For a romantic getaway, this location is ideal. The home was built in 1888 with five distinctive rooms with private baths. Most have whirlpool tubs and gas fireplaces. After a good night’s sleep, a delicious breakfast is served in the parlor or can be delivered to your door.
This hotel is also close to Titletown and is a great value for families. The one-bedroom king suite has a kitchen, dining area and sleeper sofa. There is also an indoor pool and workout room. Breakfast is included in the room price. There’s even an outdoor patio where you can barbecue.
Green Bay Wisconsin FAQs
Where is Green Bay WI?
The city of Green Bay is Wisconsin’s oldest settlement. It’s located in northeast Wisconsin at the southern tip of Green Bay, a sub-basin of Lake Michigan. About 90 miles north of Milwaukee, it’s the third-largest city in the state. Served by a number of major airlines, the airport (Austin Straubel International) is conveniently located only 10-15 minutes from Downtown Green Bay.
When is the Best Time of Year to Visit Green Bay?
Summer is the best all-around time to visit Green Bay. The Greater Green Bay events calendar is chock full of activities from June through September.
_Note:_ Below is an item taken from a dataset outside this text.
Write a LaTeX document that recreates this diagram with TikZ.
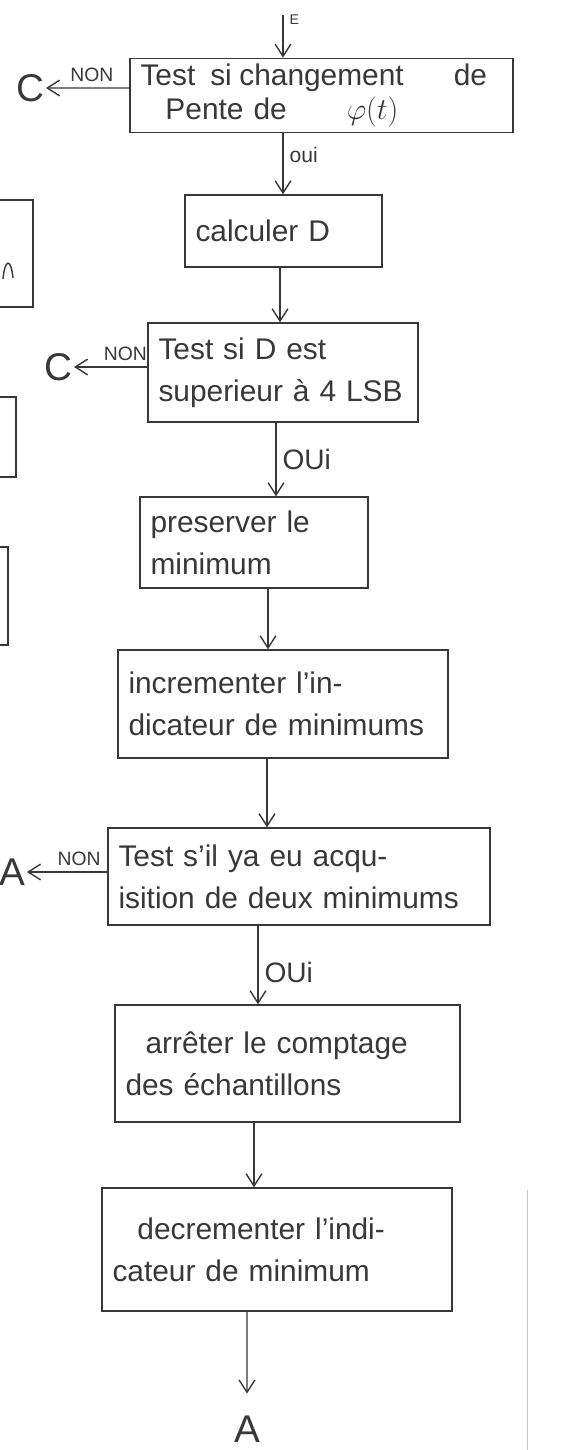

If you’re an American football fan, the fall is the best time to visit, when the thrill of a Packers victory is in the air.
Spring comes late this far north in Wisconsin, but it’s a beautiful time of the year to visit.
While there are a number of Green Bay attractions that are open year-round, visiting in the winter requires a really good coat! The rabid Packers fans and ice fishing enthusiasts aren’t deterred by a little cold weather, but the rest of us should keep in mind that the Packers once played a game — in their OUTDOOR stadium — when the wind chill temperature plummeted to 46 F below zero. The game is famously known as the Ice Bowl. 46 Below, a bistro in Titletown, is named in honor of that 1967 game.